The New York Times also interviewed Zelikow.
"The commission did formally request material of this kind from all relevant agencies, and the commission was assured that we had received all the material responsive to our request,' said Philip D. Zelikow, who served as executive director of the Sept. 11 commission and later as a senior counselor to Secretary of State Condoleezza Rice."
Withholding and then destroying evidence is defended by the current CIA director, Michael Hayden.
In a statement to employees on Thursday, Gen. Michael V. Hayden, the C.I.A. director, said that the decision to destroy the tapes was made “within the C.I.A.” and that they were destroyed to protect the safety of undercover officers and because they no longer had intelligence value.
General Hayden’s statement said that the tapes posed a “serious security risk” and that if they had become public they would have exposed C.I.A. officials “and their families to retaliation from Al Qaeda and its sympathizers.”
Current and former intelligence officials said that the decision to destroy the tapes was made by Jose A. Rodriguez Jr., who was the head of the Directorate of Operations, the agency’s clandestine service. Mr. Rodriguez could not be reached Thursday for comment.
Two former intelligence officials said that Porter J. Goss, the director of the agency at the time, was not told that the tapes would be destroyed and was angered to learn that they had been.
"The safety of undercover officers" and "serious security risk" is one way of describing it. The most serious risk for CIA agents who participate in illegal interrogations is prosecution. The tapes probably showed illegal forms of "harsh interrogation." Torture is the likely reason for the destruction of the tapes. Waterboarding is suspected.
But carrying this forward into some kind of investigation and eventual prosecution depends on Congress. Where is Congress on this issue?
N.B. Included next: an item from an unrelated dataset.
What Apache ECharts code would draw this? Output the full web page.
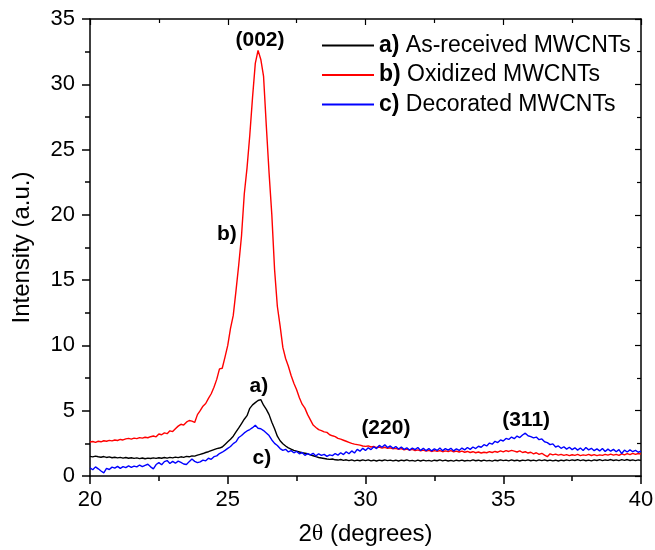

The disclosures about the tapes are likely to reignite the debate over laws that allow the C.I.A. to use interrogation practices more severe than those allowed to other agencies. A Congressional conference committee voted late Wednesday to outlaw those interrogation practices, but the measure has yet to pass the full House and Senate and is likely to face a veto from Mr. Bush.
Of course, once again we may have to watch from the sidelines as the whole matter is allowed to slide and ultimately buried, in spite of -- or rather because of -- its implications for the White House.
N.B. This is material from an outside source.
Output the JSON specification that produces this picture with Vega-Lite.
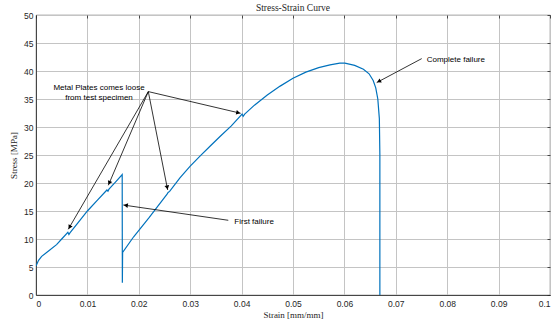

Daniel Marcus, a law professor at American University who served as general counsel for the Sept. 11 commission and was involved in the discussions about interviews with Qaeda leaders, said he had heard nothing about any tapes being destroyed.
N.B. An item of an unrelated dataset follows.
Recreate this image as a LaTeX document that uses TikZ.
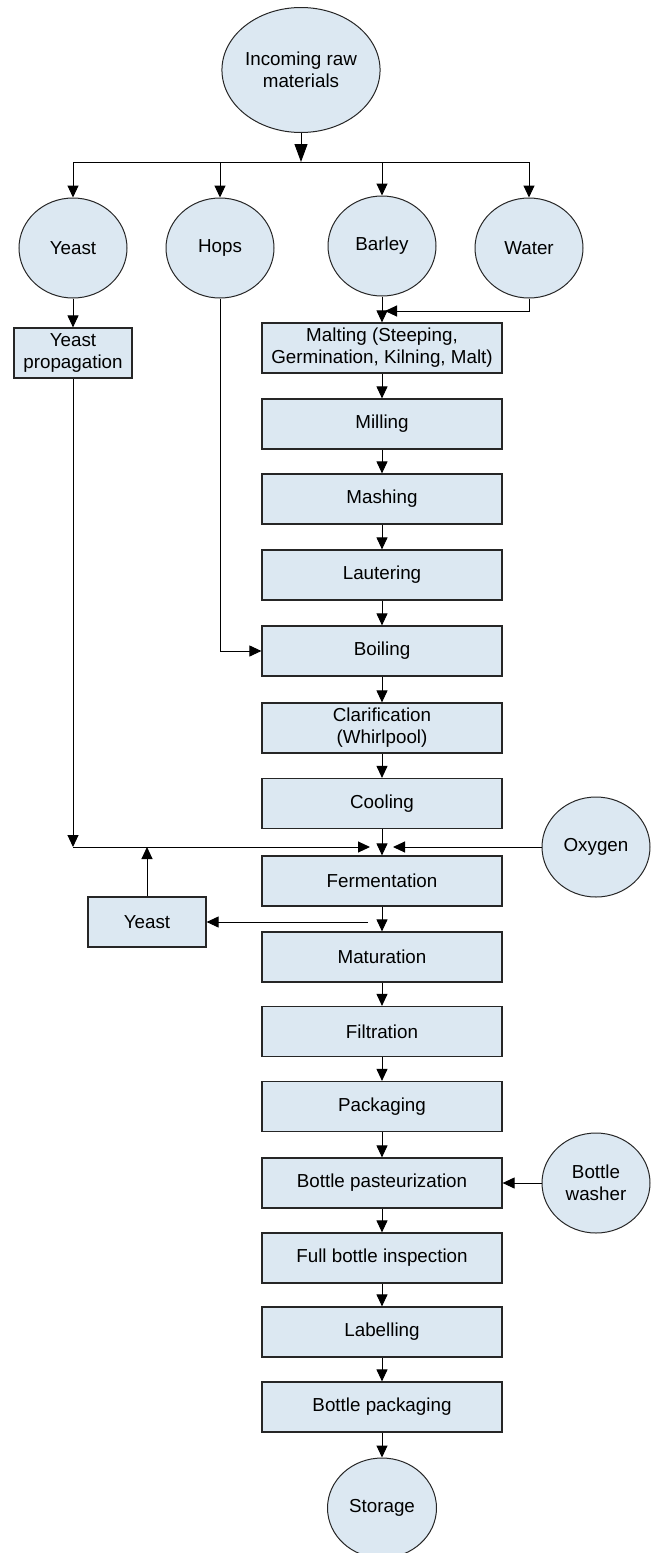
\documentclass[tikz,border=0pt]{standalone}
\usepackage{fontspec}
\setmainfont{Liberation Sans}
\usepackage{xcolor}
\usetikzlibrary{arrows.meta,shapes.geometric}
\definecolor{procblue}{HTML}{DCE8F2}

\begin{document}
\begin{tikzpicture}[x=1pt,y=-1pt,
  font=\fontsize{18.8}{22}\selectfont,
  proc/.style={draw=black!85,line width=1.2pt,fill=procblue,minimum width=240pt,minimum height=50pt,align=center,inner sep=0pt},
  src/.style={ellipse,draw=black!85,line width=1pt,fill=procblue,minimum width=108pt,minimum height=100pt,align=center,inner sep=0pt},
  flow/.style={line width=1pt,-{Triangle[length=12pt,width=11pt]}},
  link/.style={line width=1pt}]
\useasboundingbox (0,0) rectangle (653,1553);

% raw materials
\node[src,minimum width=135pt,minimum height=125pt] (raw) at (301,70) {Incoming raw\\materials};
\node[src] (yeast) at (73,248) {Yeast};
\node[src] (hops) at (220,248) {Hops};
\node[src] (barley) at (382,246) {Barley};
\node[src] (water) at (529,248) {Water};

% brewing line
\node[proc] (malting) at (382,348) {Malting (Steeping,\\Germination, Kilning, Malt)};
\node[proc,minimum width=118pt] (yprop) at (73,353) {Yeast\\propagation};
\node[proc] (milling) at (382,424) {Milling};
\node[proc] (mashing) at (382,499) {Mashing};
\node[proc] (lautering) at (382,575) {Lautering};
\node[proc] (boiling) at (382,651) {Boiling};
\node[proc] (clarif) at (382,728) {Clarification\\(Whirlpool)};
\node[proc] (cooling) at (382,803.5) {Cooling};
\node[proc] (ferment) at (382,881) {Fermentation};
\node[src] (oxygen) at (596,847) {Oxygen};
\node[proc,minimum width=118pt] (yeastback) at (147,922) {Yeast};
\node[proc] (matur) at (382,957) {Maturation};
\node[proc] (filtr) at (382,1031.5) {Filtration};
\node[proc] (packag) at (382,1106.5) {Packaging};
\node[proc] (pasteur) at (382,1183) {Bottle pasteurization};
\node[src] (washer) at (596,1183) {Bottle\\washer};
\node[proc] (inspect) at (382,1258) {Full bottle inspection};
\node[proc] (label) at (382,1332) {Labelling};
\node[proc] (bpack) at (382,1407) {Bottle packaging};
\node[src,minimum width=109pt] (storage) at (382,1508) {Storage};

\coordinate (split) at (301,162);
\coordinate (wjoin) at (385,311);
\coordinate (yjoin) at (73,847);
\coordinate (lin) at (370,847);
\coordinate (rin) at (393,847);
\coordinate (yout) at (368,922);

% distribution of raw materials
\draw[line width=1pt,-{Triangle[length=18pt,width=13pt]}] (raw.south) -- (split);
\draw[link] (split -| yeast) -- (split -| water);
\foreach \n in {yeast,hops,barley,water}
  \draw[flow] (split -| \n) -- (\n.north);

\draw[flow] (barley.south) -- (malting.north);
\draw[flow] (water.south) |- (wjoin);
\draw[flow] (yeast.south) -- (yprop.north);
\draw[flow] (hops.south) |- (boiling.west);

% main chain
\draw[flow] (malting.south) -- (milling.north);
\draw[flow] (milling.south) -- (mashing.north);
\draw[flow] (mashing.south) -- (lautering.north);
\draw[flow] (lautering.south) -- (boiling.north);
\draw[flow] (boiling.south) -- (clarif.north);
\draw[flow] (clarif.south) -- (cooling.north);
\draw[flow] (cooling.south) -- (ferment.north);
\draw[flow] (ferment.south) -- (matur.north);
\draw[flow] (matur.south) -- (filtr.north);
\draw[flow] (filtr.south) -- (packag.north);
\draw[flow] (packag.south) -- (pasteur.north);
\draw[flow] (pasteur.south) -- (inspect.north);
\draw[flow] (inspect.south) -- (label.north);
\draw[flow] (label.south) -- (bpack.north);
\draw[flow] (bpack.south) -- (storage.north);

% yeast and oxygen into fermentation
\draw[flow] (yprop.south) -- (yjoin);
\draw[flow] (yjoin) -- (lin);
\draw[flow] (oxygen.west) -- (rin);
\draw[flow] (yout) -- (yeastback.east);
\draw[flow] (yeastback.north) -- (yeastback.north |- yjoin);
\draw[flow] (washer.west) -- (pasteur.east);
\end{tikzpicture}
\end{document}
If tapes were destroyed, he said, “it’s a big deal, it’s a very big deal,” because it could amount to obstruction of justice to withhold evidence being sought in criminal or fact-finding investigations.
The Washington Post has this:
The waterboarding ban was added to the 2008 intelligence authorization bill through an amendment offered by one of the few Democrats to support Mukasey, Sen. Dianne Feinstein (D-Calif.). Under the amendment, no prisoner in U.S. custody "shall be subject to any treatment or technique of interrogation not authorized by the United States Army Field Manual."
The Army field manual on interrogations was amended last year to explicitly prohibit eight aggressive and controversial interrogation tactics, including some methods used on military prisoners at the Abu Ghraib detention facility in Iraq and the military prison at Guantanamo Bay, Cuba. The manual also singles out the use of waterboarding.
"The national debate over torture will end if this amendment to place the CIA under the Army Field Manual becomes law," Feinstein said in a statement.
But Sen. Christopher S. Bond (R-Mo.) accused Democrats of trying "to kill an important tool in our efforts to fight terror."